Just one person's tale to tell....

I am a 35-year-old journalist who has decided there is no better way to overcome difficult times than to write--feel free to post, comment or just read along. This is my blog about the struggles I endured of trying to conceive. For all those out there who are experiencing the same difficulties--sometimes it is nice to hear that you are not alone.
"I have not failed 10000 times; I have successfully found 10000 ways that do not work." ~ Thomas Edison


Friday, October 29, 2010

Feeling like I won the lottery

I am almost at the 16 week mark--FOUR MONTHS pregnant and this week I realize just how lucky DH and I am. I've been following all the ladies I cycled with during IVF that resulted in pregnancy--I think there is about 8 or 9 of us---out of 30 or so...each one of us knowing how extremely lucky we were.

While I was browsing around some of the other ivf blogs I just can't belief the amount of heartache and disappointment that goes along with it. I read one woman's story after four ivfs---her cycle yet again has been cancelled due to poor response from her ovaries (even with all those injections pumping in the crazy hormone drugs)--I don't know where they find the strength to keep their chin up and look ahead to the next cycle. 

The odds are low and I knew that going in which just makes me realize just how much of a miracle my lil bean is!!

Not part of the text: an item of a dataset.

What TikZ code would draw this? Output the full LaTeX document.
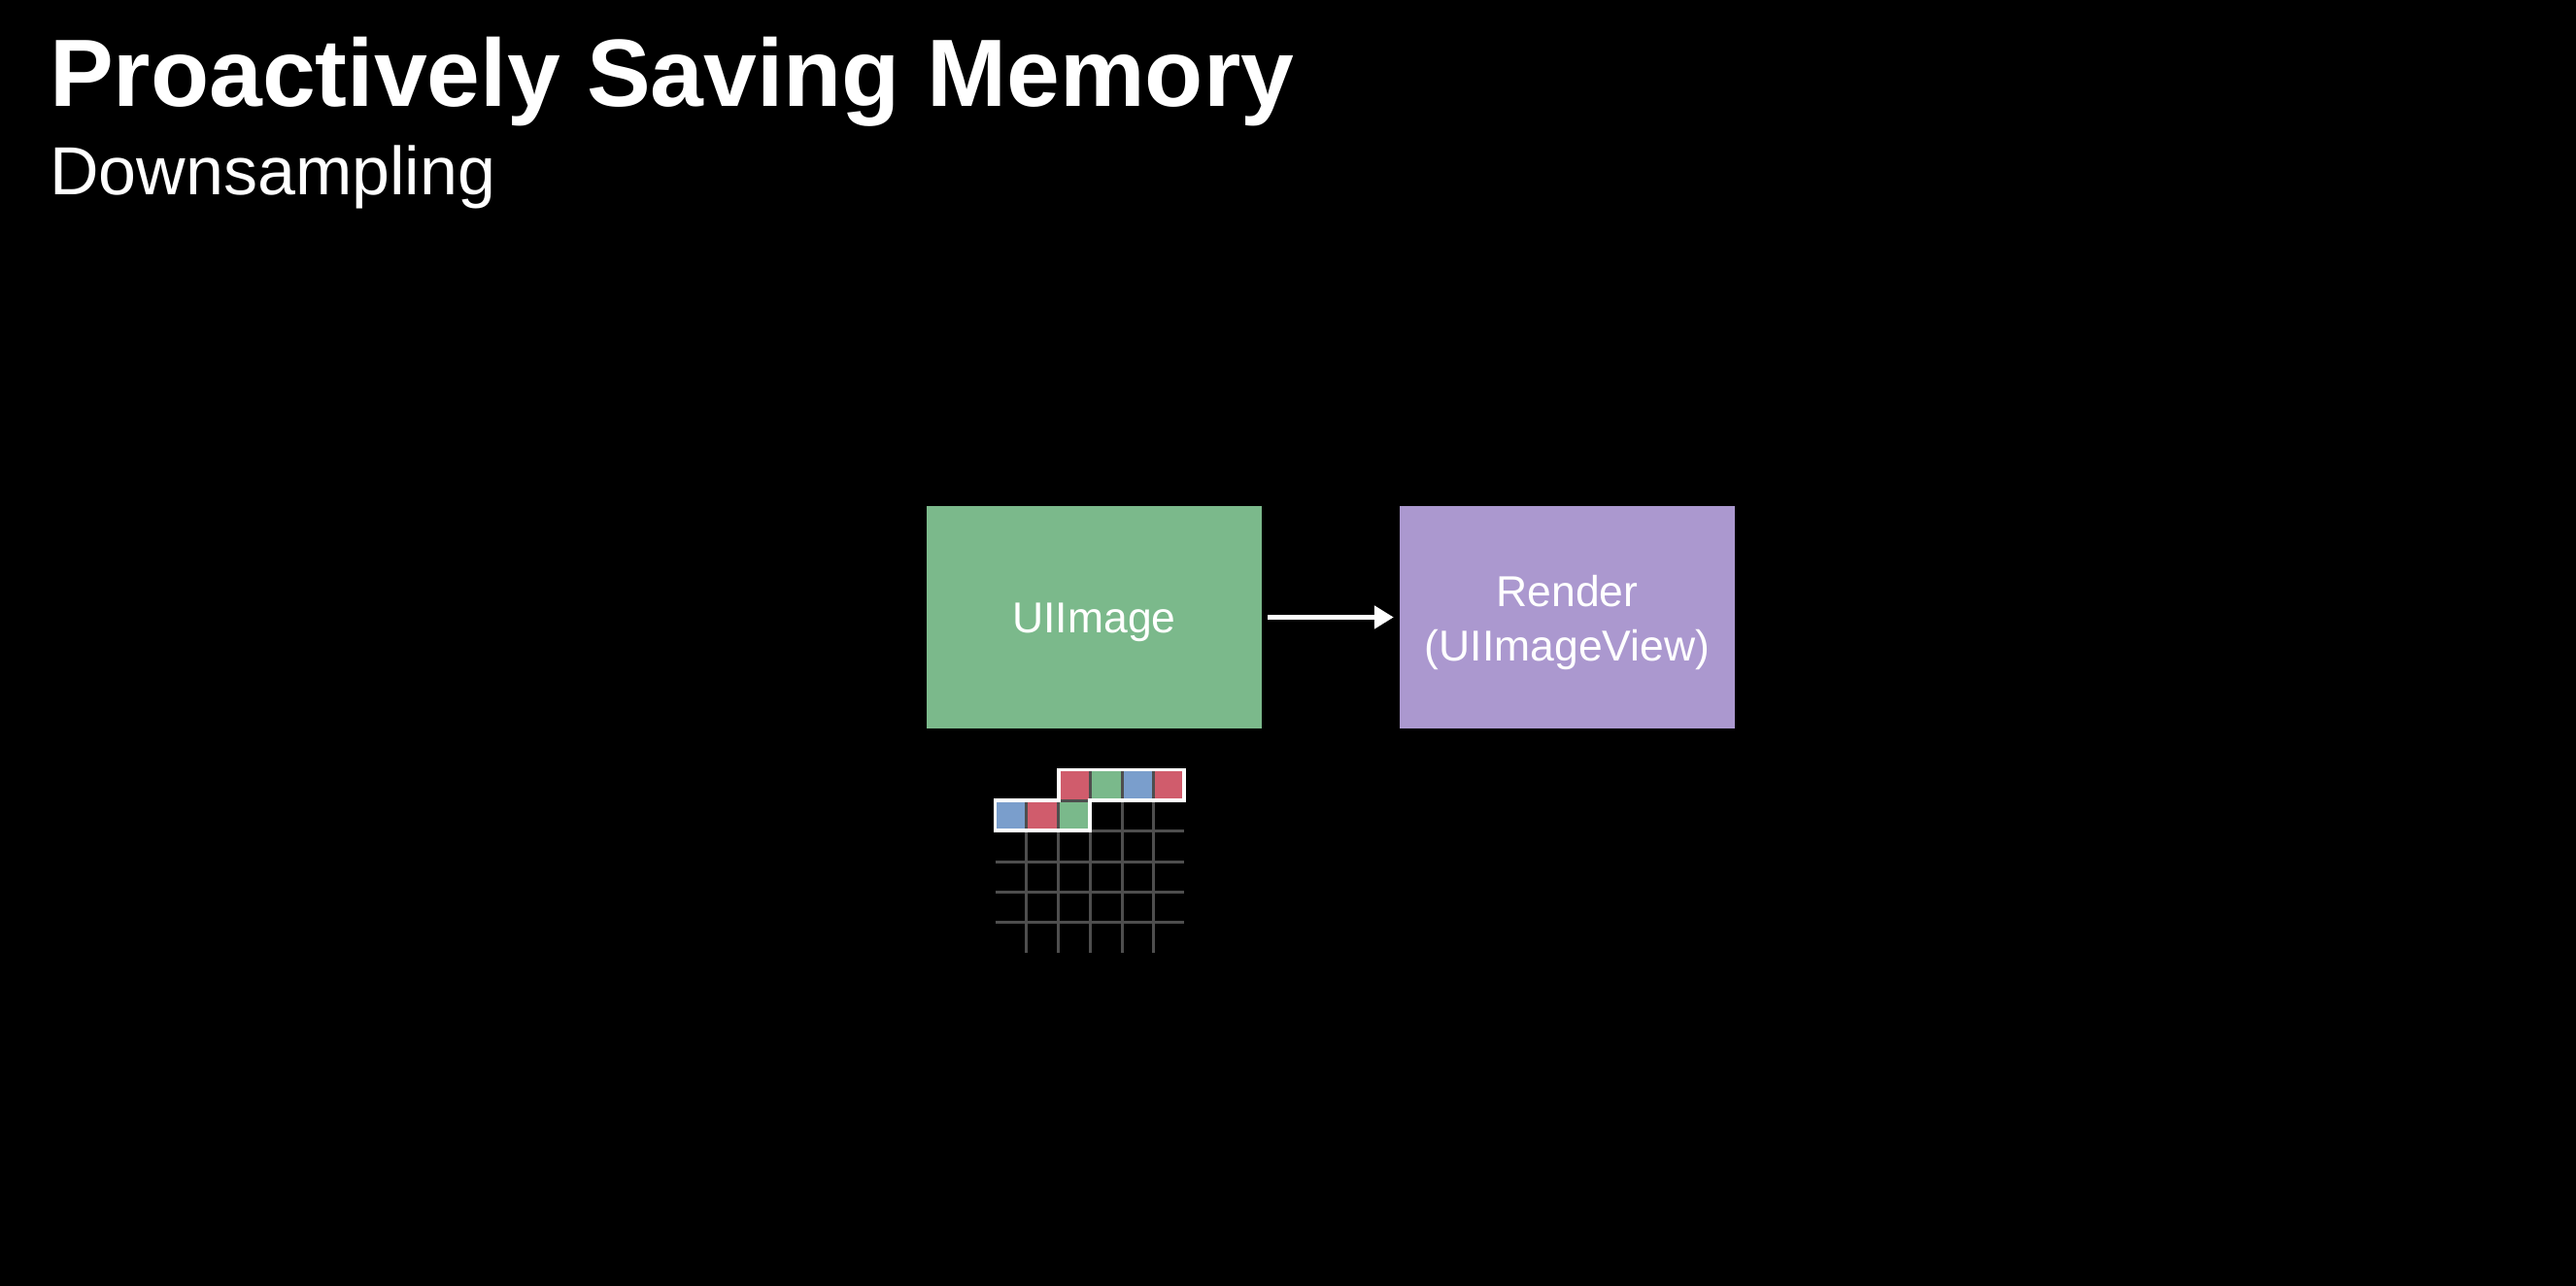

Wednesday, October 6, 2010

MIA but back in action

So I realized this morning that I've really put my blogging on hold and I'm not sure what happened...part of me didn't want to write my joy into words in case things took a turn for the worse. As a first time pregger and IVFer I can admit I have been pretty calm about twitches, cramps, aches and pains--I have yet to drive to the ER for confirmation that my bean is still where it should be--BUT throughout my whole first trimester it did sit in the back of my mind that things can go wrong at the most unexpected moment.
Well I am officially onto my second trimester and after an amazing u/s on Tuesday I am feeling more like this is all really happening. The baby was extremely active--so much so the technician had a very difficult time getting the neck measurement. The entire time I had a permanent smile across my face and be amazed at the baby bouncing its feet off my uterine wall (of course I won't be smiling if he/she does that all day once I can feel him/her  LOL)
My symptoms are as strong as ever with nausea (and sickness) getting worse by the weeks---I was hoping week 12 was my saviour but oh no it only gets worse with my poor DH having to witness me losing my breakfast into a bag while we make our morning drive into the city.--no stopping on the express lanes during rush hour :(
I have also just discovered I am anemic--probably from being pregnant but is a HUGE explanation as to why I've been breathless after going up the stairs and a high heart rate (130 resting!)--but no fear it is typical in pregnancy and I'll start a supplement after a second test.
One of the hardest things for me has been being under the care of my family DR. and not my fertility DR. who I trust immensely. I have told my family DR. twice now that I am an IVF patient--every time she fills my blood work form she goes to tick off NO in the IVF box. I just feel like the care isn't up to par and am counting down the days till I get to my OB at Credit Valley Hospital!!
So until Nov. 17th I'll try and stay sane!
This weekend should be a great time for us as we have so much to be thankful for and so much to look forward to. I went on a buffalo shopping trip with my sister and two close friends (all of whom are prego) and couldn't resist buying one little outfit at Carters---a first thanksgiving onezie with a turkey hat--can't wait to show it off next year at the cottage!!
Happy thanksgiving to all the mommas, mommas to be and mommas in waiting!